Stated task: Copy down every line where the string "with" shows up.

....

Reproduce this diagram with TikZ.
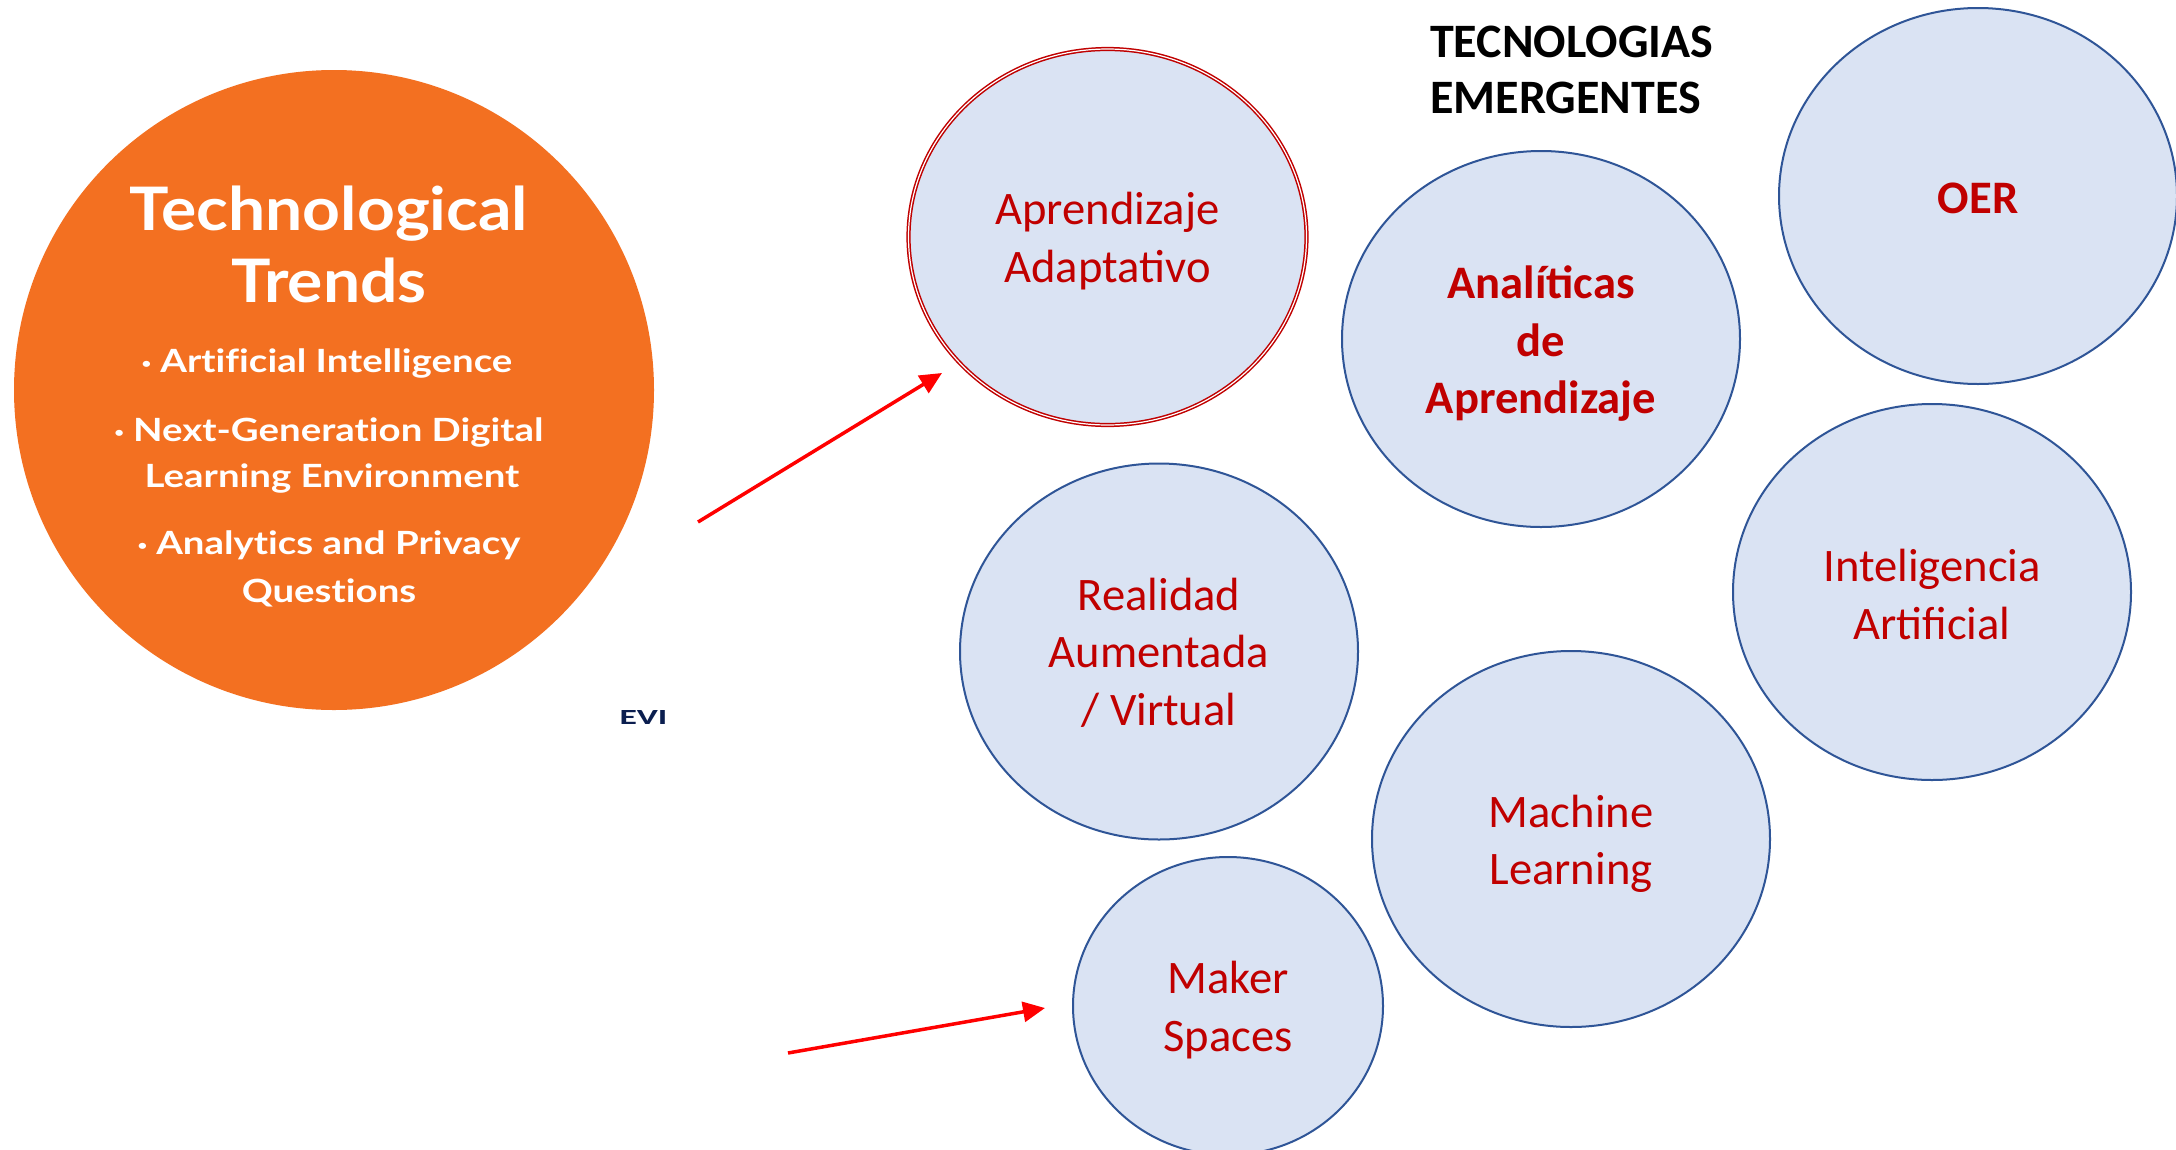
\documentclass[tikz,border=0pt]{standalone}
\usepackage{fontspec}
\usepackage{graphicx}
\setmainfont{Carlito}
\newfontfamily\latotitle[FakeStretch=1.1,Ligatures=NoCommon]{Lato}
\newfontfamily\latobullet[FakeStretch=1.2,Ligatures=NoCommon]{Lato}
\usetikzlibrary{shapes.geometric,arrows.meta}
\definecolor{orng}{HTML}{F37021}
\definecolor{ellfill}{HTML}{DAE3F3}
\definecolor{elldraw}{HTML}{2F5597}
\definecolor{txtred}{HTML}{C00000}
\definecolor{evicol}{HTML}{0B1E4F}
\newcommand{\smallbul}{\raisebox{4pt}{\fontsize{14}{14}\selectfont\textbullet}\hspace{9pt}}
\begin{document}
\begin{tikzpicture}[x=1pt,y=-1pt,
  techell/.style={ellipse, fill=ellfill, draw=elldraw, line width=2pt,
    minimum width=398pt, minimum height=376pt, inner sep=0pt},
  techtext/.style={inner sep=0pt, align=center, text=txtred,
    font=\fontsize{46.6}{57.5}\selectfont},
  techbold/.style={techtext, font=\bfseries\fontsize{46.6}{57.5}\selectfont},
  redarrow/.style={draw=red, line width=3.5pt, -{Triangle[length=22pt,width=20pt]}},
  whitetitle/.style={text=white, inner sep=0pt, anchor=base, font=\latotitle\bfseries\fontsize{60}{72}\selectfont},
  whitebullet/.style={text=white, inner sep=0pt, anchor=base, font=\latobullet\bfseries\fontsize{32}{40}\selectfont},
  headline/.style={inner sep=0pt, anchor=base west, font=\bfseries\fontsize{48}{56}\selectfont}
]
\clip (0,0) rectangle (2176,1149);
\useasboundingbox (0,0) rectangle (2176,1149);
\fill[white] (0,0) rectangle (2176,1149);

% orange circle
\node[circle, fill=orng, minimum size=640pt, inner sep=0pt] (trend) at (334,390) {};
\node[whitetitle] (t1) at (329,230) {Technological};
\node[whitetitle] (t2) at (329,302) {Trends};
\node[whitebullet] (b1) at (327,372) {\smallbul Artificial Intelligence};
\node[whitebullet] (b2) at (329,441) {\smallbul Next-Generation Digital};
\node[whitebullet] (b3) at (332,487) {Learning Environment};
\node[whitebullet] (b4) at (329,554) {\smallbul Analytics and Privacy};
\node[whitebullet] (b5) at (329,602) {Questions};
\node[inner sep=0pt, text=evicol, font=\bfseries\fontsize{20}{20}\selectfont] (evi) at (643.5,717) {\resizebox{48pt}{14pt}{EVI}};

% heading
\node[headline] (h1) at (1430,57) {TECNOLOGIAS};
\node[headline] (h2) at (1430,113) {EMERGENTES};

% ellipses
\node[techell, draw=txtred, double=white, double distance=1.2pt, line width=1.5pt] (adapt) at (1107.5,237) {};
\node[techell] (anal) at (1541,339) {};
\node[techell] (oer) at (1978,196) {};
\node[techell] (ia) at (1932,592) {};
\node[techell] (rv) at (1159,651.5) {};
\node[techell] (ml) at (1571,839) {};
\node[techell, minimum width=310pt, minimum height=298pt] (maker) at (1228,1006) {};

\node[techtext] (adaptT) at ([yshift=-4pt]adapt.center) {Aprendizaje\\Adaptativo};
\node[techbold] (analT) at ([yshift=-5pt]anal.center) {Analíticas\\de\\Aprendizaje};
\node[techbold] (oerT) at ([yshift=-2pt]oer.center) {OER};
\node[techtext] (iaT) at ([yshift=-2.5pt]ia.center) {Inteligencia\\Artificial};
\node[techtext] (rvT) at ([yshift=-1pt]rv.center) {Realidad\\Aumentada\\/ Virtual};
\node[techtext] (mlT) at ([yshift=-5pt]ml.center) {Machine\\Learning};
\node[techtext] (makerT) at ([yshift=-4pt]maker.center) {Maker\\Spaces};

% arrows
\coordinate (a1s) at (698,522);
\coordinate (a1e) at (942,373);
\coordinate (a2s) at (788,1053);
\coordinate (a2e) at (1045,1008);
\draw[redarrow] (a1s) -- (a1e);
\draw[redarrow] (a2s) -- (a2e);
\end{tikzpicture}
\end{document}
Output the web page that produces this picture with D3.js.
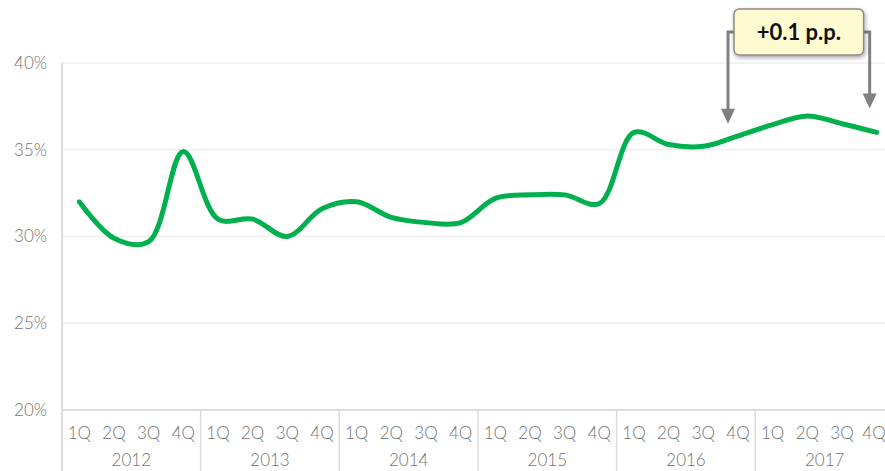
<!DOCTYPE html>
<html>
<head>
<meta charset="utf-8">
<script src="https://cdn.jsdelivr.net/npm/d3@7"></script>
<style>
  body { margin: 0; background: #fff; }
  svg { display: block; font-family: Lato, "Open Sans", sans-serif; }
</style>
</head>
<body>
<svg id="chart" width="885" height="471"></svg>
<script>
// data
const years = ["2012", "2013", "2014", "2015", "2016", "2017"];
const quarters = ["1Q", "2Q", "3Q", "4Q"];
const shareValues = [
  32.0, 29.9, 29.7, 34.9,
  31.0, 31.0, 30.0, 31.6,
  32.0, 31.1, 30.8, 30.8,
  32.2, 32.4, 32.4, 31.9,
  36.0, 35.3, 35.2, 35.8,
  36.45, 36.95, 36.5, 36.0
];
const yTicks = [20, 25, 30, 35, 40];
const annotationText = "+0.1 p.p.";
const annotationFrom = 19; // 4Q 2016
const annotationTo = 23;   // 4Q 2017

const data = shareValues.map((v, i) => ({
  key: years[Math.floor(i / 4)] + "-" + quarters[i % 4],
  year: years[Math.floor(i / 4)],
  quarter: quarters[i % 4],
  value: v
}));

const width = 885, height = 471;
const margin = { top: 63, right: -9, bottom: 61, left: 62 };
const labelColor = "#737373";

const svg = d3.select("#chart");

const x = d3.scaleBand()
  .domain(data.map(d => d.key))
  .range([margin.left, width - margin.right]);
const xYear = d3.scaleBand()
  .domain(years)
  .range([margin.left, width - margin.right]);
const y = d3.scaleLinear()
  .domain([20, 40])
  .range([height - margin.bottom, margin.top]);

// horizontal grid
svg.append("g")
  .selectAll("line")
  .data(yTicks)
  .join("line")
  .attr("x1", margin.left)
  .attr("x2", width)
  .attr("y1", d => y(d))
  .attr("y2", d => y(d))
  .attr("stroke", d => d === 20 ? "#dcdcdc" : "#efefef")
  .attr("stroke-width", d => d === 20 ? 2 : 1.5);

// y labels
svg.append("g")
  .selectAll("text")
  .data(yTicks)
  .join("text")
  .attr("x", 47)
  .attr("y", d => y(d))
  .attr("dy", "0.35em")
  .attr("text-anchor", "end")
  .attr("fill", labelColor)
  .attr("font-size", 17)
  .attr("font-weight", 300)
  .text(d => d + "%");

// left axis line
svg.append("line")
  .attr("x1", margin.left).attr("x2", margin.left)
  .attr("y1", y(40)).attr("y2", height)
  .attr("stroke", "#dcdcdc").attr("stroke-width", 2);

// year separators below axis
svg.append("g")
  .selectAll("line")
  .data(years.slice(1))
  .join("line")
  .attr("x1", d => xYear(d)).attr("x2", d => xYear(d))
  .attr("y1", y(20)).attr("y2", height)
  .attr("stroke", "#dcdcdc").attr("stroke-width", 1.5);

// quarter labels
svg.append("g")
  .selectAll("text")
  .data(data)
  .join("text")
  .attr("x", d => Math.min(x(d.key) + x.bandwidth() / 2, width - 11))
  .attr("y", 439)
  .attr("text-anchor", "middle")
  .attr("fill", labelColor)
  .attr("font-size", 17)
  .attr("font-weight", 300)
  .text(d => d.quarter);

// year labels
svg.append("g")
  .selectAll("text")
  .data(years)
  .join("text")
  .attr("x", d => xYear(d) + xYear.bandwidth() / 2)
  .attr("y", 466)
  .attr("text-anchor", "middle")
  .attr("fill", labelColor)
  .attr("font-size", 17)
  .attr("font-weight", 300)
  .text(d => d);

// the line
const line = d3.line()
  .curve(d3.curveCatmullRom.alpha(0.5))
  .x(d => x(d.key) + x.bandwidth() / 2)
  .y(d => y(d.value));

svg.append("path")
  .datum(data)
  .attr("fill", "none")
  .attr("stroke", "#00b04f")
  .attr("stroke-width", 5)
  .attr("stroke-linecap", "round")
  .attr("stroke-linejoin", "round")
  .attr("d", line);

// annotation
const defs = svg.append("defs");
const filt = defs.append("filter").attr("id", "shadow")
  .attr("x", "-20%").attr("y", "-20%").attr("width", "140%").attr("height", "160%");
filt.append("feDropShadow")
  .attr("dx", 1).attr("dy", 2).attr("stdDeviation", 2)
  .attr("flood-color", "#000").attr("flood-opacity", 0.35);

const p0 = data[annotationFrom], p1 = data[annotationTo];
const ax0 = x(p0.key) + x.bandwidth() / 2 - 10;
const ax1 = x(p1.key) + x.bandwidth() / 2 - 7;
const boxX = ax0 + 6, boxW = ax1 - ax0 - 12;
const boxY = 9, boxH = 46, midY = boxY + boxH / 2;
const tip0 = y(p0.value) - 12, tip1 = y(p1.value) - 24;

const arrow = svg.append("g").attr("stroke", "#808080").attr("stroke-width", 3).attr("fill", "none");
arrow.append("path").attr("d", `M${boxX},${midY}H${ax0}V${tip0 - 14}`);
arrow.append("path").attr("d", `M${boxX + boxW},${midY}H${ax1}V${tip1 - 14}`);
[[ax0, tip0], [ax1, tip1]].forEach(([ax, tip]) => {
  svg.append("path")
    .attr("d", `M${ax - 7},${tip - 15}L${ax + 7},${tip - 15}L${ax},${tip}Z`)
    .attr("fill", "#808080");
});

svg.append("rect")
  .attr("x", boxX).attr("y", boxY)
  .attr("width", boxW).attr("height", boxH)
  .attr("rx", 5)
  .attr("fill", "#fdfbcf")
  .attr("stroke", "#8a8a8a")
  .attr("stroke-width", 1.5)
  .attr("filter", "url(#shadow)");

svg.append("text")
  .attr("x", boxX + boxW / 2)
  .attr("y", midY)
  .attr("dy", "0.36em")
  .attr("text-anchor", "middle")
  .attr("font-size", 22)
  .attr("font-weight", "bold")
  .attr("fill", "#111")
  .text(annotationText);
</script>
</body>
</html>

....

Completed exercise:
Reproduce this diagram with TikZ.
Output the web page that produces this picture with D3.js.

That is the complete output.